### DATASET RECORDS
◆ ◆ ◆ ◆ ◆
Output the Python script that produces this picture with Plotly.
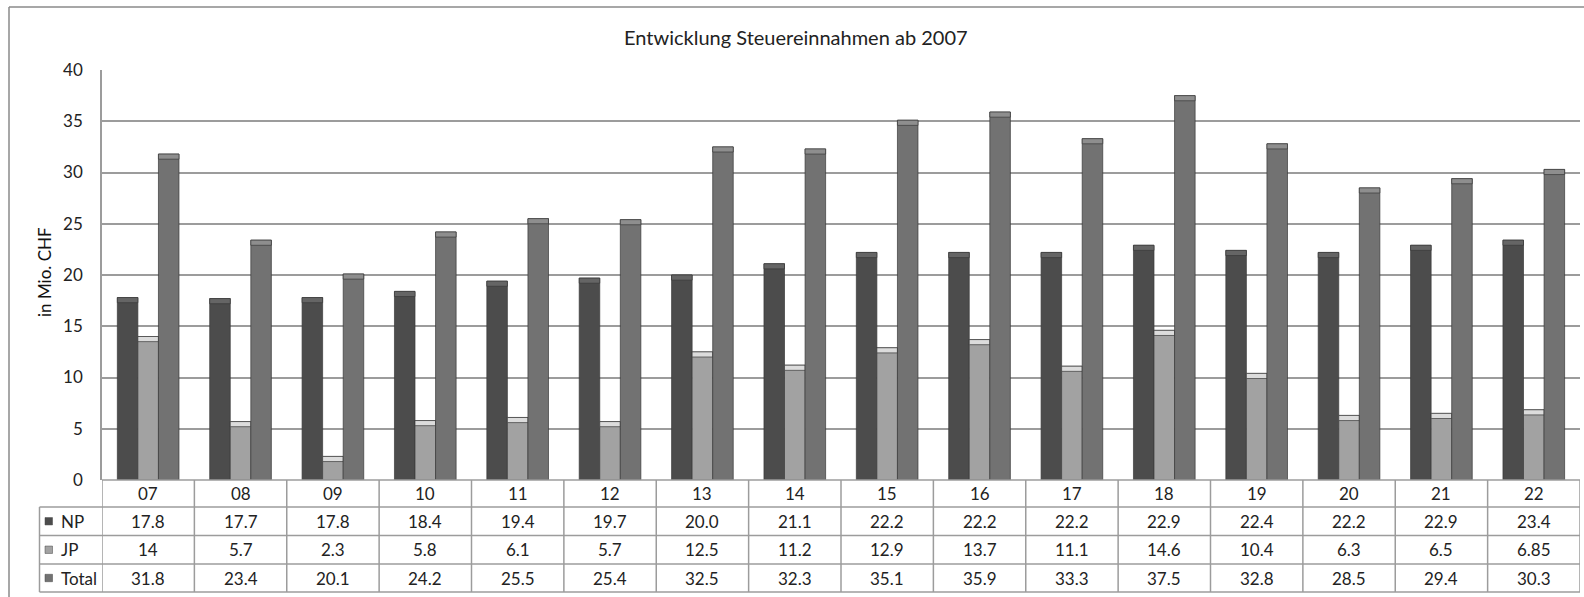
import plotly.graph_objects as go

categories = ["07", "08", "09", "10", "11", "12", "13", "14", "15", "16", "17", "18", "19", "20", "21", "22"]
np_values = [17.8, 17.7, 17.8, 18.4, 19.4, 19.7, 20.0, 21.1, 22.2, 22.2, 22.2, 22.9, 22.4, 22.2, 22.9, 23.4]
jp_values = [14, 5.7, 2.3, 5.8, 6.1, 5.7, 12.5, 11.2, 12.9, 13.7, 11.1, 14.6, 10.4, 6.3, 6.5, 6.85]
total_values = [31.8, 23.4, 20.1, 24.2, 25.5, 25.4, 32.5, 32.3, 35.1, 35.9, 33.3, 37.5, 32.8, 28.5, 29.4, 30.3]
np_labels = ["17.8", "17.7", "17.8", "18.4", "19.4", "19.7", "20.0", "21.1", "22.2", "22.2", "22.2", "22.9", "22.4", "22.2", "22.9", "23.4"]
jp_labels = ["14", "5.7", "2.3", "5.8", "6.1", "5.7", "12.5", "11.2", "12.9", "13.7", "11.1", "14.6", "10.4", "6.3", "6.5", "6.85"]
total_labels = ["31.8", "23.4", "20.1", "24.2", "25.5", "25.4", "32.5", "32.3", "35.1", "35.9", "33.3", "37.5", "32.8", "28.5", "29.4", "30.3"]
series_names = ["NP", "JP", "Total"]
series_colors = ["#4c4c4c", "#a2a2a2", "#727272"]
cap_colors = ["#656565", "#dcdcdc", "#8e8e8e"]

W, H = 1584, 597
L, R, T, B = 102, 1580, 70, 480
FONT = "Lato"
GRID = "#9c9c9c"
TXT = "#222222"
BAR_W = 0.2225
GROUP_START = -0.334
CAP = 0.5


def py(ypix):
    return (B - ypix) / (B - T)


def px(xpix):
    return (xpix - L) / (R - L)


fig = go.Figure()
for k, (name, vals, col, cap) in enumerate(zip(series_names, [np_values, jp_values, total_values],
                                               series_colors, cap_colors)):
    off = GROUP_START + k * BAR_W
    fig.add_trace(go.Bar(x=categories, y=vals, name=name, offset=off, width=BAR_W,
                         marker=dict(color=col, line=dict(color="#3a3a3a", width=0.7)),
                         showlegend=False))
    fig.add_trace(go.Bar(x=categories, y=[CAP] * len(vals), base=[v - CAP for v in vals],
                         offset=off, width=BAR_W, hoverinfo="skip",
                         marker=dict(color=cap, line=dict(color="#3a3a3a", width=0.7)), showlegend=False))

shapes = []
annotations = []
n = len(categories)
row_bounds = [480, 507, 535.5, 564, 592]
line_style = dict(color=GRID, width=1.5)
shapes.append(dict(type="line", xref="paper", yref="paper", x0=0, x1=1,
                   y0=py(row_bounds[0]), y1=py(row_bounds[0]), line=line_style))
for yb in row_bounds[1:]:
    shapes.append(dict(type="line", xref="paper", yref="paper", x0=px(39.5), x1=1,
                       y0=py(yb), y1=py(yb), line=line_style))
for i in range(n + 1):
    shapes.append(dict(type="line", xref="x", yref="paper", x0=i - 0.5, x1=i - 0.5,
                       y0=py(row_bounds[0]), y1=py(row_bounds[-1]), line=line_style))
shapes.append(dict(type="line", xref="paper", yref="paper", x0=px(39.5), x1=px(39.5),
                   y0=py(row_bounds[1]), y1=py(row_bounds[-1]), line=line_style))
# outer chart border (top and left)
shapes.append(dict(type="line", xref="paper", yref="paper", x0=px(9), x1=px(1600), y0=py(7), y1=py(7),
                   line=dict(color="#8a8a8a", width=1.5)))
shapes.append(dict(type="line", xref="paper", yref="paper", x0=px(9), x1=px(9), y0=py(7), y1=py(620),
                   line=dict(color="#8a8a8a", width=1.5)))

for i, c in enumerate(categories):
    annotations.append(dict(x=i, y=py((row_bounds[0] + row_bounds[1]) / 2), xref="x", yref="paper", text=c,
                            xanchor="center", yanchor="middle", showarrow=False,
                            font=dict(family=FONT, size=17, color=TXT)))
for r, (name, labs, col) in enumerate(zip(series_names, [np_labels, jp_labels, total_labels], series_colors)):
    yc = py((row_bounds[r + 1] + row_bounds[r + 2]) / 2)
    for i, t in enumerate(labs):
        annotations.append(dict(x=i, y=yc, xref="x", yref="paper", text=t, showarrow=False,
                                xanchor="center", yanchor="middle",
                                font=dict(family=FONT, size=17, color=TXT)))
    shapes.append(dict(type="rect", xref="paper", yref="paper", x0=px(45), x1=px(52.5),
                       y0=yc - 3.7 / (B - T), y1=yc + 3.7 / (B - T),
                       fillcolor=col, line=dict(color="#444", width=0.5)))
    annotations.append(dict(x=px(59), y=yc, xref="paper", yref="paper", text=name, showarrow=False,
                            xanchor="left", yanchor="middle",
                            font=dict(family=FONT, size=17, color=TXT)))

annotations.append(dict(x=px(44), y=py(272), xref="paper", yref="paper", text="in Mio. CHF", textangle=-90,
                        xanchor="center", yanchor="middle", showarrow=False,
                        font=dict(family=FONT, size=17, color="#111")))
annotations.append(dict(x=px(796), y=py(37), xref="paper", yref="paper", text="Entwicklung Steuereinnahmen ab 2007",
                        xanchor="center", yanchor="middle", showarrow=False,
                        font=dict(family=FONT, size=20, color=TXT)))

fig.update_layout(
    width=W, height=H,
    margin=dict(l=L, r=W - R, t=T, b=H - B, pad=0),
    paper_bgcolor="white", plot_bgcolor="white",
    barmode="overlay",
    shapes=shapes, annotations=annotations,
    xaxis=dict(type="category", range=[-0.5, n - 0.5], showticklabels=False, showgrid=False,
               zeroline=False, showline=False, ticks=""),
    yaxis=dict(range=[0, 40], dtick=5, showgrid=True, gridcolor=GRID, gridwidth=1.5, zeroline=False,
               showline=True, linecolor=GRID, linewidth=1.5, ticks="", ticklabelstandoff=14,
               tickfont=dict(family=FONT, size=17, color=TXT)),
    font=dict(family=FONT),
)

fig.write_html("out.html", config={"displayModeBar": False},
               post_script="document.body.style.margin='0px';document.body.style.overflow='hidden';")
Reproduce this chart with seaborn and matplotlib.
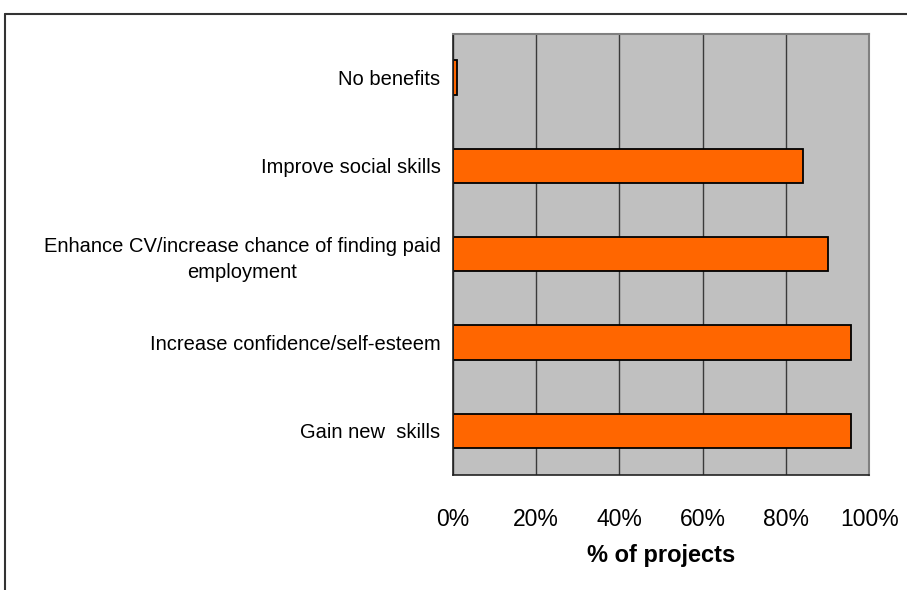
◆ ◆ ◆ ◆ ◆
### WHAT THE TASK ASKS
Extract every line above containing the word "this".

### EXPECTED OUTPUT
Output the Python script that produces this picture with Plotly.
Reproduce this chart with seaborn and matplotlib.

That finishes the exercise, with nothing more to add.